The lawyer from Manchester is speaking out ahead of the 5 September strike over legal aid rates.

It is expected that the majority of crown court cases across the country will be adjourned.

She said the thought of her client’s suffering is “gut-wrenching” but feels she has no choice but to strike because her job security is at an all-time low.

“I love working in criminal defence, and it’s heart-breaking that we have to do this, but there are no options left now,” Ms Burgin says.

“It’s not just about the pay, the work is really unsecure as well.

“I’ve been in tough situations before, but I’ve never had as little job security as I do now.”

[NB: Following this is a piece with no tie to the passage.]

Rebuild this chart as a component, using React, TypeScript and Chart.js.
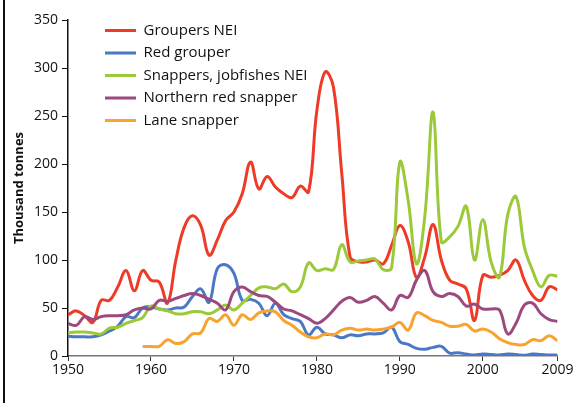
import { useEffect, useRef } from "react";
import { Chart, registerables } from "chart.js";
Chart.register(...registerables);

const years = [
  1950, 1951, 1952, 1953, 1954, 1955, 1956, 1957, 1958, 1959,
  1960, 1961, 1962, 1963, 1964, 1965, 1966, 1967, 1968, 1969,
  1970, 1971, 1972, 1973, 1974, 1975, 1976, 1977, 1978, 1979,
  1980, 1981, 1982, 1983, 1984, 1985, 1986, 1987, 1988, 1989,
  1990, 1991, 1992, 1993, 1994, 1995, 1996, 1997, 1998, 1999,
  2000, 2001, 2002, 2003, 2004, 2005, 2006, 2007, 2008, 2009,
];

const groupersNEI = [
  43, 47, 42, 35, 58, 58, 72, 89, 68, 89,
  79, 77, 55, 100, 134, 146, 136, 105, 121, 141,
  150, 169, 202, 174, 187, 176, 169, 165, 177, 171,
  256, 296, 280, 190, 103, 98, 98, 100, 96, 115,
  136, 119, 82, 103, 137, 100, 79, 75, 70, 37,
  84, 82, 84, 89, 100, 79, 63, 58, 72, 69,
];

const redGrouper = [
  20.5, 20, 20, 20, 22, 26, 31, 41, 40, 50,
  51, 49, 48, 50, 51, 62, 70, 56, 91, 95,
  86, 58, 59, 55, 42, 55, 43, 39, 36, 22,
  30, 23, 22, 19, 22, 21, 23, 23, 24, 30,
  15, 12, 8, 7, 9, 10, 3, 3.5, 2, 1,
  2, 1.5, 1, 2, 1.5, 0.7, 2, 1.5, 1, 1,
];

const snappersJobfishesNEI = [
  24, 25, 25, 24, 23, 29, 30, 34, 37, 40,
  52, 49, 47, 44, 44, 46, 46, 44, 48, 53,
  48, 55, 63, 71, 72, 70, 75, 67, 72, 97,
  89, 91, 90, 116, 98, 99, 100, 101, 90, 92,
  202, 162, 96, 145, 254, 119, 124, 135, 156, 100,
  142, 98, 82, 147, 166, 114, 89, 72, 84, 83,
];

const northernRedSnapper = [
  34, 32, 41, 38, 41, 42, 42, 43, 48, 50,
  49, 58, 57, 60, 63, 65, 63, 59, 55, 48,
  67, 72, 67, 63, 62, 56, 49, 47, 43, 39,
  34, 39, 48, 57, 61, 56, 58, 62, 55, 48,
  63, 61, 79, 89, 67, 62, 65, 62, 52, 54,
  49, 49, 48, 23, 34, 53, 55, 44, 38, 36,
];

const laneSnapper = [
  null, null, null, null, null, null, null, null, null, 10,
  10, 10, 17, 13, 15, 23, 24, 39, 36, 43,
  32, 43, 38, 45, 47, 46, 37, 32, 25, 20,
  19, 23, 22, 27, 29, 27, 28, 27, 28, 30,
  35, 27, 45, 42, 37, 35, 31, 31, 33, 26,
  28, 25, 18, 14, 12, 12, 17, 16, 21, 16,
];

const xTickValues = [1950, 1960, 1970, 1980, 1990, 2000, 2009];

const seriesNames = [
  "Groupers NEI",
  "Red grouper",
  "Snappers, jobfishes NEI",
  "Northern red snapper",
  "Lane snapper",
];
const seriesColors = ["#EE3A26", "#4A78C4", "#9CC93A", "#9C4A7D", "#F8A22F"];
const seriesValues = [groupersNEI, redGrouper, snappersJobfishesNEI, northernRedSnapper, laneSnapper];

const legendShift = {
  id: "legendShift",
  afterLayout(chart: any) {
    const lg = chart.legend;
    if (lg) {
      lg.left += 29.5;
      lg.right += 29.5;
      lg.top += 15.6;
    }
  },
};

export default function App() {
  const ref = useRef<HTMLCanvasElement>(null);
  useEffect(() => {
    const canvas = ref.current!;
    const datasets = seriesNames.map((name, k) => ({
      label: name,
      data: years.map((x, i) => ({ x, y: seriesValues[k][i] })),
      borderColor: seriesColors[k],
      backgroundColor: seriesColors[k],
      borderWidth: 3,
      pointRadius: 0,
      tension: 0.4,
      fill: false,
      order: 4 - k,
    }));
    const chart = new Chart(canvas, {
      type: "line",
      data: { datasets } as any,
      plugins: [legendShift],
      options: {
        responsive: false,
        animation: false,
        devicePixelRatio: 1,
        layout: { padding: { left: 0, top: 20, right: 17.5, bottom: 0 } },
        plugins: {
          tooltip: { enabled: false },
          legend: {
            position: "chartArea" as any,
            align: "start",
            labels: {
              usePointStyle: true,
              pointStyle: "line",
              pointStyleWidth: 31,
              padding: 7.5,
              color: "#111",
              font: { family: "'Open Sans', sans-serif", size: 15 },
              sort: (a: any, b: any) => a.datasetIndex - b.datasetIndex,
            },
          },
        },
        scales: {
          x: {
            type: "linear",
            min: 1950,
            max: 2009,
            afterBuildTicks: (scale: any) => {
              scale.ticks = xTickValues.map((v) => ({ value: v }));
            },
            afterFit: (scale: any) => {
              scale.height = 47;
            },
            ticks: {
              autoSkip: false,
              maxRotation: 0,
              padding: 1,
              color: "#111",
              font: { family: "'Open Sans', sans-serif", size: 14 },
              callback: (v: any) => String(v),
            },
            grid: {
              drawOnChartArea: false,
              drawTicks: true,
              tickLength: 5,
              tickColor: "#333",
            },
            border: { color: "#777", width: 1.5 },
          },
          y: {
            min: 0,
            max: 350,
            afterFit: (scale: any) => {
              scale.width = 68;
            },
            ticks: {
              stepSize: 50,
              padding: 4,
              color: "#111",
              font: { family: "'Open Sans', sans-serif", size: 14 },
            },
            grid: {
              drawOnChartArea: false,
              drawTicks: true,
              tickLength: 6,
              tickColor: "#111",
            },
            border: { color: "#111", width: 1.5 },
            title: {
              display: true,
              text: "Thousand tonnes",
              color: "#111",
              padding: { top: 11, bottom: 0 },
              font: { family: "'Open Sans', sans-serif", size: 13, weight: "bold" },
            },
          },
        },
      } as any,
    });
    return () => chart.destroy();
  }, []);
  return (
    <div style={{ position: "absolute", left: 0, top: 0, width: 575, height: 403, background: "#fff" }}>
      <div style={{ position: "absolute", left: 3, top: 0, width: 1.5, height: 403, background: "#111" }} />
      <canvas ref={ref} width={575} height={403} style={{ position: "absolute", left: 0, top: 0 }} />
    </div>
  );
}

Ms Burgin worked in a number of different coffee shops before starting work as a defence barrister and says she felt more secure throughout.

“At least working at a coffee shop you knew what you were getting and it was secure,” she said.

“I knew I would get paid for 10 hours work, whereas now I don’t know how much I’ll get for 10 hours.”

The barrister says she is still waiting on payments for cases that finished in September last year.

Colleagues are leaving to support their families because criminal defence work is not paying enough, she said.

“The amount of work that goes in to chasing fees is so draining,” she said.

“My friend has recently had a baby and he can’t do crime work because there’s not enough money for him to support his family.”

The junior defence barrister said she knew it was not going to be easy and “pay was going to be tough” but thought it would be above minimum wage.

“I thought I’d be comparable to some of my friends working in healthcare, who I completely support in their right to strike as well, but they’re still getting minimum wage at least,” she said.

“I’m not.”

The public reaction to the strike has been largely supportive, with many calling on the government to act.

Ms Burgin has said the support has been “incredible” and “so many people seem to be on our side”.

“I’ve been saying to clients if a court date is on a strike day that I can’t come in, and they have been really supportive,” she said.

“One even said, ‘Good, you better not come in!’

“Support tends to increase after each strike – train strikes are good examples of that.

“Hopefully the government will listen to our demands.”